What the exercise asks
Lines from the one containing "Give me the Altair source for this chart." to the one containing "ys = alt.Scale(domain=[0, Y_MAX], nice=False, zero=False)", both lines included, are to be extracted exactly from the data below; pictures are excluded.
━━ Records to process ━━
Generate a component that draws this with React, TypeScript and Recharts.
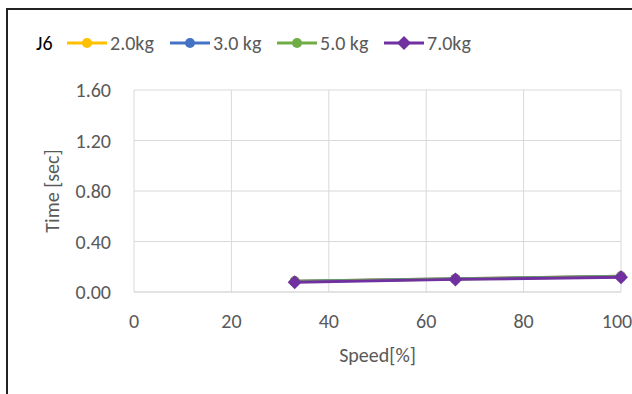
import React from 'react'
import { LineChart, Line, XAxis, YAxis, CartesianGrid } from 'recharts'

const speeds = [33, 66, 100]
const kg2 = [0.085, 0.105, 0.125]
const kg3 = [0.085, 0.105, 0.124]
const kg5 = [0.083, 0.103, 0.122]
const kg7 = [0.077, 0.1, 0.116]

const xTicks = [0, 20, 40, 60, 80, 100]
const yTicks = [0, 0.4, 0.8, 1.2, 1.6]

const series = [
  { key: 'kg2', name: '2.0kg', color: '#FFC000', shape: 'circle', left: 67 },
  { key: 'kg3', name: '3.0 kg', color: '#4472C4', shape: 'circle', left: 170 },
  { key: 'kg5', name: '5.0 kg', color: '#70AD47', shape: 'circle', left: 277 },
  { key: 'kg7', name: '7.0kg', color: '#7030A0', shape: 'diamond', left: 384 },
]

const data = speeds.map((s, i) => ({
  speed: s,
  kg2: kg2[i],
  kg3: kg3[i],
  kg5: kg5[i],
  kg7: kg7[i],
}))

const font = 'Calibri, Carlito, Lato, sans-serif'

const Diamond = (props: any) => {
  const { cx, cy, fill } = props
  if (cx == null || cy == null) return null
  const r = 7
  return (
    <polygon
      points={`${cx},${cy - r} ${cx + r},${cy} ${cx},${cy + r} ${cx - r},${cy}`}
      fill={fill}
    />
  )
}

const Dot = (props: any) => {
  const { cx, cy, fill } = props
  if (cx == null || cy == null) return null
  return <circle cx={cx} cy={cy} r={5} fill={fill} />
}

// legend drawn outside recharts so it doesn't eat the plot margin
const ChartLegend = () => (
  <div style={{ position: 'absolute', top: 30, left: 0, height: 26, width: 632, fontFamily: font, fontSize: 20, color: '#595959' }}>
    <span style={{ position: 'absolute', left: 36, top: 0, lineHeight: '26px', color: '#000' }}>J6</span>
    {series.map((s) => (
      <span key={s.key} style={{ position: 'absolute', left: s.left, top: 0, display: 'flex', alignItems: 'center', height: 26 }}>
        <svg width={40} height={20} style={{ marginRight: 3 }}>
          <line x1={0} y1={10} x2={40} y2={10} stroke={s.color} strokeWidth={3} />
          {s.shape === 'diamond' ? (
            <polygon points="20,3 27,10 20,17 13,10" fill={s.color} />
          ) : (
            <circle cx={20} cy={10} r={5} fill={s.color} />
          )}
        </svg>
        {s.name}
      </span>
    ))}
  </div>
)

export default function App() {
  return (
    <div style={{ position: 'fixed', top: 0, left: 0, width: 632, height: 394, background: '#fff', overflow: 'hidden' }}>
      <div
        style={{
          position: 'absolute',
          top: 8,
          left: 6,
          width: 640,
          height: 400,
          borderTop: '2px solid #222',
          borderLeft: '2px solid #222',
        }}
      />
      <ChartLegend />
      <LineChart
        width={632}
        height={394}
        data={data}
        margin={{ top: 90, right: 11, left: 74, bottom: 24 }}
        style={{ position: 'absolute', top: 0, left: 0, fontFamily: font }}
      >
        <CartesianGrid stroke="#d9d9d9" strokeWidth={1} />
        <XAxis
          dataKey="speed"
          type="number"
          domain={[0, 100]}
          ticks={xTicks}
          height={78}
          axisLine={{ stroke: '#d9d9d9' }}
          tickLine={false}
          tickSize={0}
          tickMargin={22}
          tick={{ fill: '#595959', fontSize: 20 }}
          label={{ value: 'Speed[%]', position: 'insideBottom', offset: 8, fill: '#595959', fontSize: 20 }}
        />
        <YAxis
          type="number"
          domain={[0, 1.6]}
          ticks={yTicks}
          width={60}
          axisLine={false}
          tickLine={false}
          tickSize={0}
          tickMargin={23}
          tickFormatter={(v: number) => v.toFixed(2)}
          tick={{ fill: '#595959', fontSize: 20 }}
          label={{ value: 'Time [sec]', angle: -90, position: 'insideLeft', offset: -22, fill: '#595959', fontSize: 20, style: { textAnchor: 'middle' } }}
        />
        {series.map((s) => (
          <Line
            key={s.key}
            dataKey={s.key}
            name={s.name}
            stroke={s.color}
            strokeWidth={3}
            fill={s.color}
            dot={s.shape === 'diamond' ? <Diamond fill={s.color} /> : <Dot fill={s.color} />}
            activeDot={false}
            isAnimationActive={false}
          />
        ))}
      </LineChart>
    </div>
  )
}
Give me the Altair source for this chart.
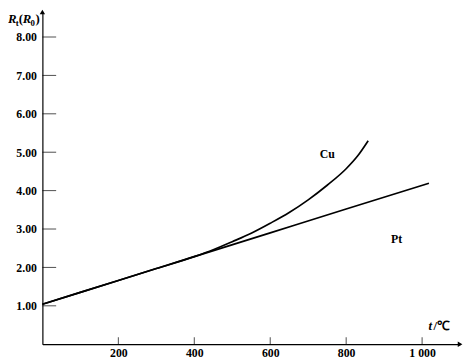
import altair as alt
import pandas as pd

# Data
cu_t = [0, 100, 200, 300, 400, 450, 500, 550, 600, 650, 700, 750, 800, 830, 858]
cu_r = [1.04, 1.35, 1.66, 1.97, 2.28, 2.46, 2.67, 2.89, 3.15, 3.43, 3.76, 4.14, 4.57, 4.90, 5.30]
pt_t = [0, 200, 400, 600, 800, 1018]
pt_r = [1.04, 1.66, 2.28, 2.90, 3.52, 4.19]
x_ticks = [200, 400, 600, 800, 1000]
y_ticks = [1, 2, 3, 4, 5, 6, 7, 8]
series_names = ["Cu", "Pt"]
label_t = [750, 933]
label_r = [4.96, 2.73]

X_MAX = 1100
Y_MAX = 8.65
FONT = "Liberation Serif"

lines_df = pd.DataFrame(
    {"t": cu_t + pt_t, "r": cu_r + pt_r,
     "s": ["Cu"] * len(cu_t) + ["Pt"] * len(pt_t)}
)
xt_df = pd.DataFrame({"t": x_ticks})
yt_df = pd.DataFrame({"r": y_ticks})
lab_df = pd.DataFrame({"t": label_t, "r": label_r, "name": series_names})

xs = alt.Scale(domain=[0, X_MAX], nice=False, zero=False)
ys = alt.Scale(domain=[0, Y_MAX], nice=False, zero=False)

x_axis = alt.Axis(values=x_ticks, ticks=False, grid=False, domainColor="black",
                  domainWidth=1.2, labelFont=FONT, labelFontWeight="bold",
                  labelFontSize=12, labelColor="black", labelPadding=4, title=None,
                  labelExpr="datum.value == 1000 ? '1 000' : datum.label")
y_axis = alt.Axis(values=y_ticks, ticks=False, grid=False, domainColor="black",
                  domainWidth=1.2, labelFont=FONT, labelFontWeight="bold",
                  labelFontSize=12, labelColor="black", labelPadding=6, title=None,
                  format=".2f")


def X(field=None, datum=None):
    if field is not None:
        return alt.X(field, scale=xs, axis=x_axis, title=None)
    return alt.XDatum(datum, scale=xs, axis=x_axis, title=None)


def Y(field=None, datum=None):
    if field is not None:
        return alt.Y(field, scale=ys, axis=y_axis, title=None)
    return alt.YDatum(datum, scale=ys, axis=y_axis, title=None)


lines = alt.Chart(lines_df).mark_line(color="black", strokeWidth=1.7,
                                      interpolate="monotone").encode(
    x=X("t:Q"), y=Y("r:Q"), detail="s:N",
)

xticks = alt.Chart(xt_df).mark_tick(orient="vertical", color="black", size=7,
                                    thickness=1, yOffset=-3.5).encode(
    x=X("t:Q"), y=Y(datum=0),
)
yticks = alt.Chart(yt_df).mark_tick(orient="horizontal", color="black", size=14,
                                    thickness=1, xOffset=7).encode(
    y=Y("r:Q"), x=X(datum=0),
)

one = pd.DataFrame({"a": [0]})

arrow_up = alt.Chart(one).mark_point(
    shape="triangle-up", filled=True, color="black", size=30, opacity=1).encode(
    x=X(datum=0), y=Y(datum=Y_MAX))
arrow_right = alt.Chart(one).mark_point(
    shape="triangle-right", filled=True, color="black", size=30, opacity=1).encode(
    x=X(datum=X_MAX), y=Y(datum=0))

labels = alt.Chart(lab_df).mark_text(font=FONT, fontWeight="bold", fontSize=12,
                                     color="black").encode(
    x=X("t:Q"), y=Y("r:Q"), text="name:N",
)


def ytitle(txt, dx, dy, size, italic=False):
    return alt.Chart(one).mark_text(
        text=txt, font=FONT, fontSize=size, fontStyle="italic" if italic else "normal",
        fontWeight="bold", align="left", baseline="alphabetic", color="black",
        dx=dx, dy=dy).encode(x=X(datum=0), y=Y(datum=Y_MAX))


def xtitle(txt, dx, dy, size, italic=False):
    return alt.Chart(one).mark_text(
        text=txt, font=FONT, fontSize=size, fontStyle="italic" if italic else "normal",
        fontWeight="bold", align="left", baseline="alphabetic", color="black",
        dx=dx, dy=dy).encode(x=X(datum=X_MAX), y=Y(datum=0))


title_parts = [
    ytitle("R", -35, 11, 13, True),
    ytitle("t", -27, 14, 9),
    ytitle("(", -24, 11, 13),
    ytitle("R", -20, 11, 13, True),
    ytitle("0", -12, 14, 9),
    ytitle(")", -7, 11, 13),
    xtitle("t", -32, -14, 13, True),
    xtitle("/℃", -27, -14, 13),
]

chart = alt.layer(lines, xticks, yticks, arrow_up, arrow_right, labels, *title_parts).properties(
    width=425, height=338,
    padding={"left": 35, "top": 1, "right": 4, "bottom": 16},
    autosize=alt.AutoSizeParams(type="none"),
).configure_view(stroke=None)

chart.save("out.html", embed_options={"renderer": "svg", "actions": False})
━━━
Written response
Give me the Altair source for this chart.
import altair as alt
import pandas as pd

# Data
cu_t = [0, 100, 200, 300, 400, 450, 500, 550, 600, 650, 700, 750, 800, 830, 858]
cu_r = [1.04, 1.35, 1.66, 1.97, 2.28, 2.46, 2.67, 2.89, 3.15, 3.43, 3.76, 4.14, 4.57, 4.90, 5.30]
pt_t = [0, 200, 400, 600, 800, 1018]
pt_r = [1.04, 1.66, 2.28, 2.90, 3.52, 4.19]
x_ticks = [200, 400, 600, 800, 1000]
y_ticks = [1, 2, 3, 4, 5, 6, 7, 8]
series_names = ["Cu", "Pt"]
label_t = [750, 933]
label_r = [4.96, 2.73]

X_MAX = 1100
Y_MAX = 8.65
FONT = "Liberation Serif"

lines_df = pd.DataFrame(
    {"t": cu_t + pt_t, "r": cu_r + pt_r,
     "s": ["Cu"] * len(cu_t) + ["Pt"] * len(pt_t)}
)
xt_df = pd.DataFrame({"t": x_ticks})
yt_df = pd.DataFrame({"r": y_ticks})
lab_df = pd.DataFrame({"t": label_t, "r": label_r, "name": series_names})

xs = alt.Scale(domain=[0, X_MAX], nice=False, zero=False)
ys = alt.Scale(domain=[0, Y_MAX], nice=False, zero=False)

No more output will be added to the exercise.